━━━ INPUT MATERIAL ━━━

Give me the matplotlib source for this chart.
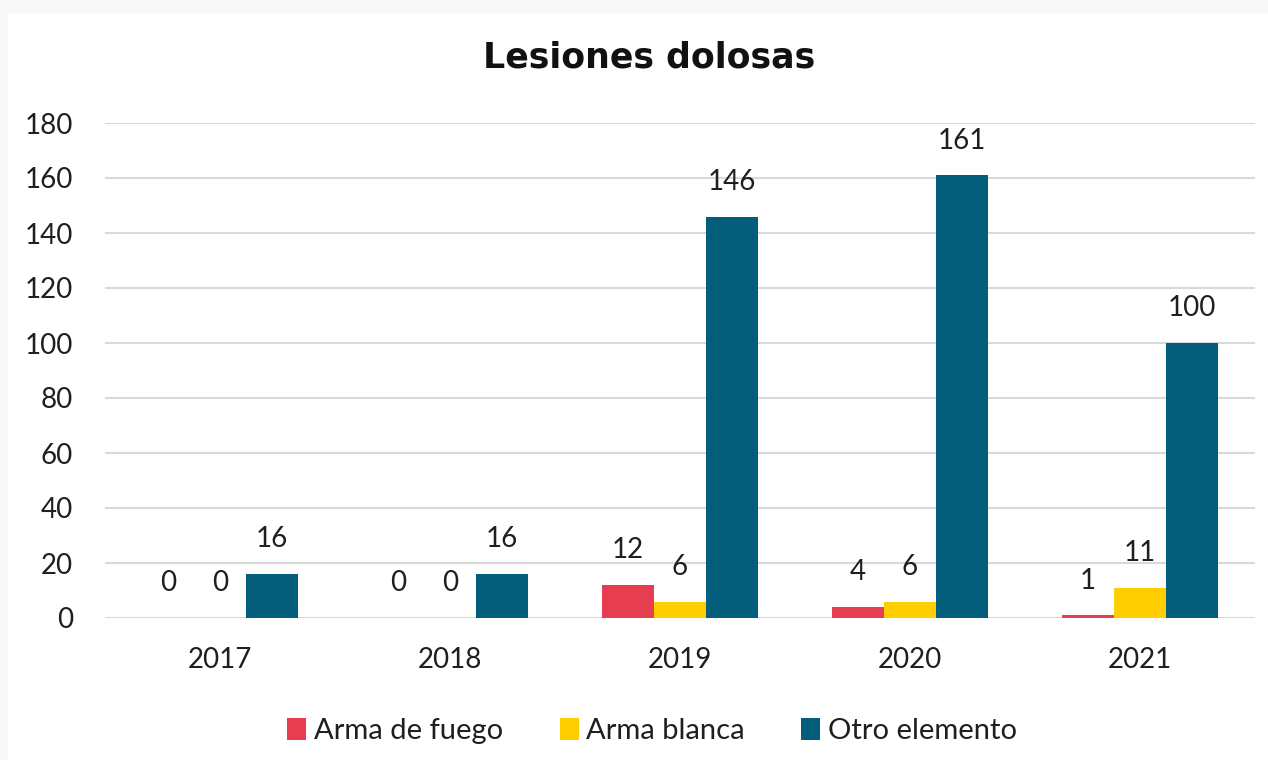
import matplotlib
matplotlib.use("Agg")
import matplotlib.pyplot as plt
import numpy as np
from matplotlib.patches import Rectangle

years = ["2017", "2018", "2019", "2020", "2021"]
series_names = ["Arma de fuego", "Arma blanca", "Otro elemento"]
arma_fuego = [0, 0, 12, 4, 1]
arma_blanca = [0, 0, 6, 6, 11]
otro_elemento = [16, 16, 146, 161, 100]
colors = ["#E63E50", "#FFCD00", "#035E7B"]

plt.rcParams['font.family'] = ['Lato', 'DejaVu Sans']
txt = "#1f1f1f"

fig = plt.figure(figsize=(12.68, 7.6), dpi=100)
fig.patch.set_facecolor("#F7F8FA")
fig.patches.append(Rectangle((8/1268, 0), 1 - 8/1268, 1 - 14/760,
                             transform=fig.transFigure, facecolor="white",
                             edgecolor="none", zorder=-10))

ax = fig.add_axes([105/1268, 1 - 618/760, 1150/1268, (618 - 123)/760])
ax.set_facecolor("none")

x = np.arange(len(years))
w = 0.227
all_series = [arma_fuego, arma_blanca, otro_elemento]
for i, (vals, name, col) in enumerate(zip(all_series, series_names, colors)):
    pos = x + (i - 1) * w
    bars = ax.bar(pos, vals, width=w, color=col, label=name, zorder=3)
    for b, v in zip(bars, vals):
        ax.annotate(str(v), (b.get_x() + b.get_width() / 2, v),
                    xytext=(0, 25), textcoords="offset points",
                    ha="center", va="center", fontsize=20, color=txt)

ax.set_ylim(0, 180)
ax.set_xlim(-0.5, len(years) - 0.5)
ax.set_yticks(np.arange(0, 181, 20))
ax.set_xticks(x)
ax.set_xticklabels(years)
ax.tick_params(axis="both", length=0, labelsize=20, colors=txt)
ax.tick_params(axis="x", pad=21)
ax.tick_params(axis="y", pad=23)
ax.grid(axis="y", color="#D9D9D9", linewidth=1.5, zorder=0)
for s in ax.spines.values():
    s.set_visible(False)

fig.text(649/1268, 1 - 57/760, "Lesiones dolosas", ha="center", va="center",
         fontsize=25, fontweight="bold", color="#111111",
         family=["DejaVu Sans"])

leg = fig.legend(loc="center", bbox_to_anchor=(652/1268, 1 - 731/760), ncol=3,
                 frameon=False, fontsize=21, handlelength=0.65, handleheight=0.8,
                 handletextpad=0.25, columnspacing=1.95)
for t in leg.get_texts():
    t.set_color(txt)

fig.savefig("out.png", dpi=100, facecolor=fig.get_facecolor())
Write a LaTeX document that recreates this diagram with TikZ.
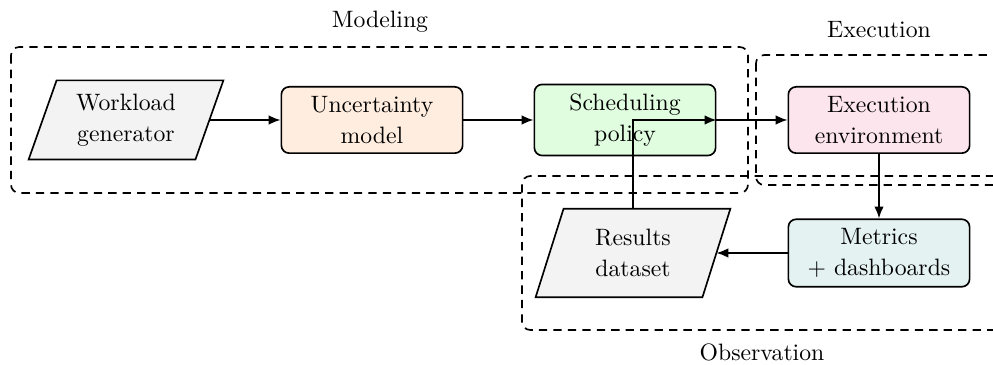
\documentclass[tikz,border=0pt]{standalone}
\usetikzlibrary{arrows.meta}
\definecolor{cgray}{HTML}{F3F3F3}
\definecolor{corange}{HTML}{FFEEE0}
\definecolor{cgreen}{HTML}{E0FDE0}
\definecolor{cpink}{HTML}{FCE5EC}
\definecolor{ccyan}{HTML}{E5F2F2}
\pgfdeclarelayer{bg}
\pgfsetlayers{bg,main}
\tikzset{
  procbox/.style={draw, line width=0.7pt, rounded corners=3.3pt, align=center,
    minimum width=76.5pt, minimum height=28pt, inner sep=2pt,
    font=\fontsize{10}{13}\selectfont},
  databox/.style={align=center, minimum width=70pt, inner sep=2pt,
    font=\fontsize{10}{13}\selectfont},
  pgram/.style={draw, line width=0.7pt, fill=cgray},
  groupbox/.style={draw, line width=0.7pt, dash pattern=on 3.5pt off 2.6pt, rounded corners=3.5pt},
  arr/.style={line width=0.7pt, -{Latex[length=5pt,width=4pt]}}
}
\begin{document}
\begin{tikzpicture}[x=0.422pt,y=-0.422pt]
\useasboundingbox (0,0) rectangle (993,365);
\clip (0,0) rectangle (993,365);

% group boxes
\draw[groupbox] (11,47) rectangle (748,193);
\draw[groupbox] (756,55) rectangle (1004,185);
\draw[groupbox] (522,176) rectangle (1004,330);
\node (lmod) at (380,22) {Modeling};
\node (lexe) at (879,30) {Execution};
\node (lobs) at (762,352) {Observation};

% nodes
\node[databox, minimum height=33pt] (w) at (126,120) {Workload\\generator};
\node[procbox, fill=corange] (u) at (372,120) {Uncertainty\\model};
\node[procbox, fill=cgreen, minimum height=30pt] (s) at (625,120) {Scheduling\\policy};
\node[procbox, fill=cpink] (e) at (879,120) {Execution\\environment};
\node[procbox, fill=ccyan, minimum height=28.5pt] (m) at (879,253) {Metrics\\+ dashboards};
\node[databox, minimum height=37pt] (r) at (633,253) {Results\\dataset};

\begin{pgfonlayer}{bg}
\draw[pgram] ([xshift=5.9pt]w.north west) -- ([xshift=5.9pt]w.north east)
  -- ([xshift=-5.9pt]w.south east) -- ([xshift=-5.9pt]w.south west) -- cycle;
\draw[pgram] ([xshift=5.9pt]r.north west) -- ([xshift=5.9pt]r.north east)
  -- ([xshift=-5.9pt]r.south east) -- ([xshift=-5.9pt]r.south west) -- cycle;
\end{pgfonlayer}

% connectors
\draw[arr] (w.east) -- (u.west);
\draw[arr] (u.east) -- (s.west);
\draw[arr] (s.east) -- (e.west);
\draw[arr] (e.south) -- (m.north);
\draw[arr] (m.west) -- (r.east);
\draw[arr] (r.north) |- (s.east);
\end{tikzpicture}
\end{document}
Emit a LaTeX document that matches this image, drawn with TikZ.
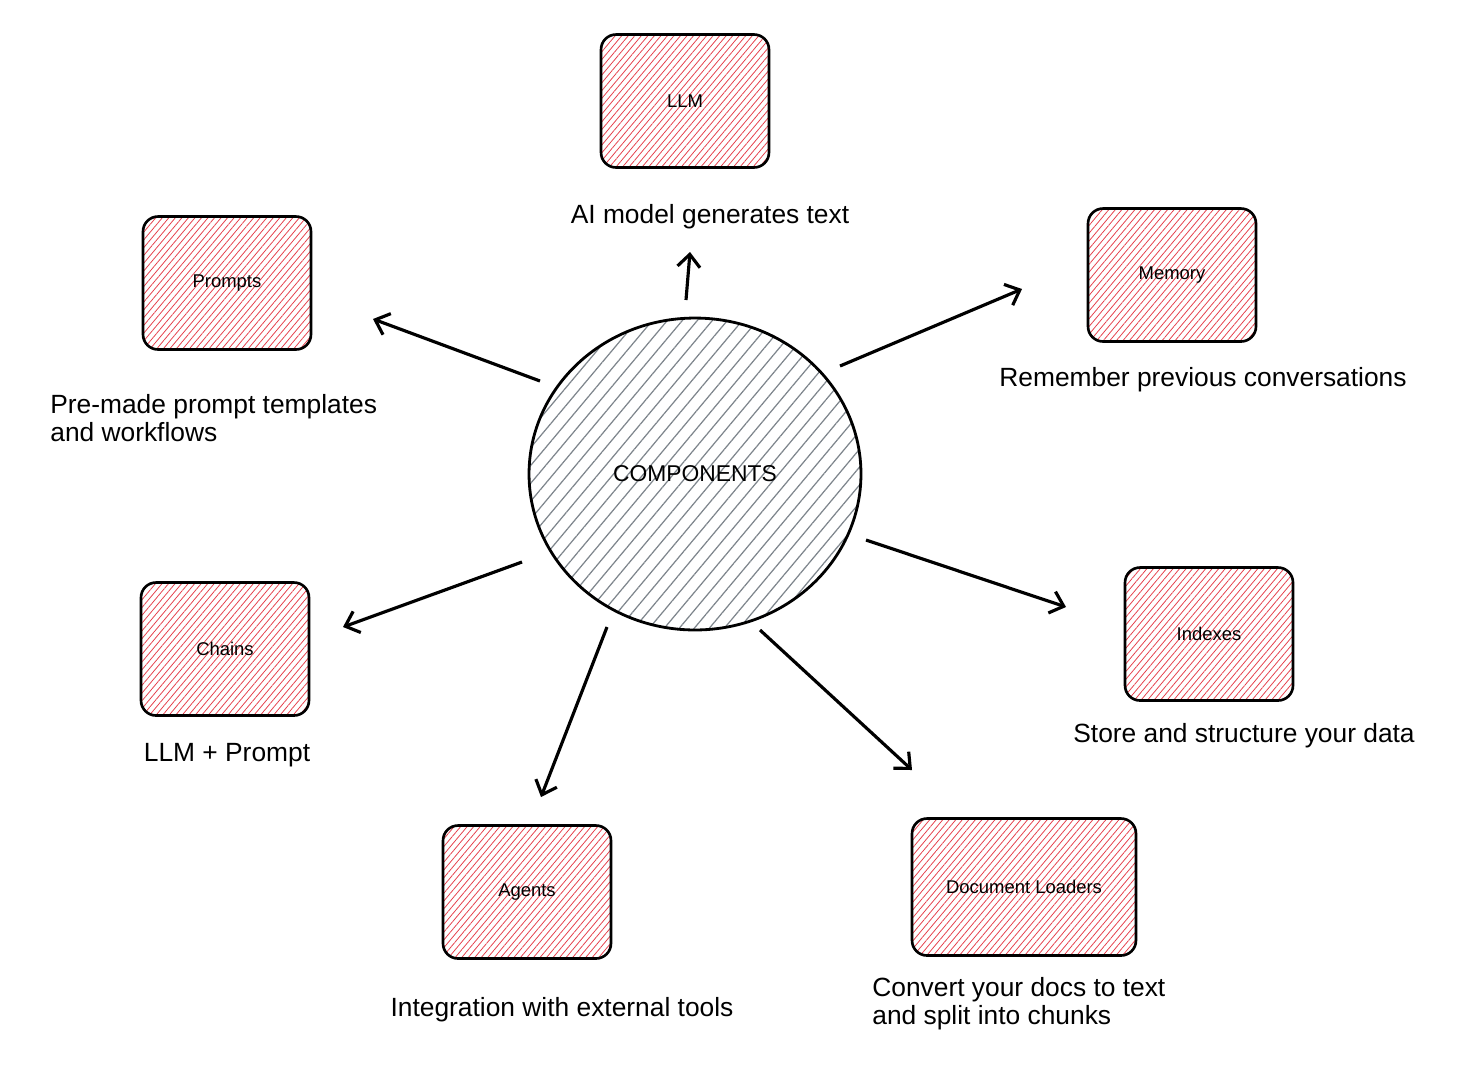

━━━

### WORK TO DO
Give only the number of lines in the material above where the string "this" appears.

### EXPECTED ANSWER
3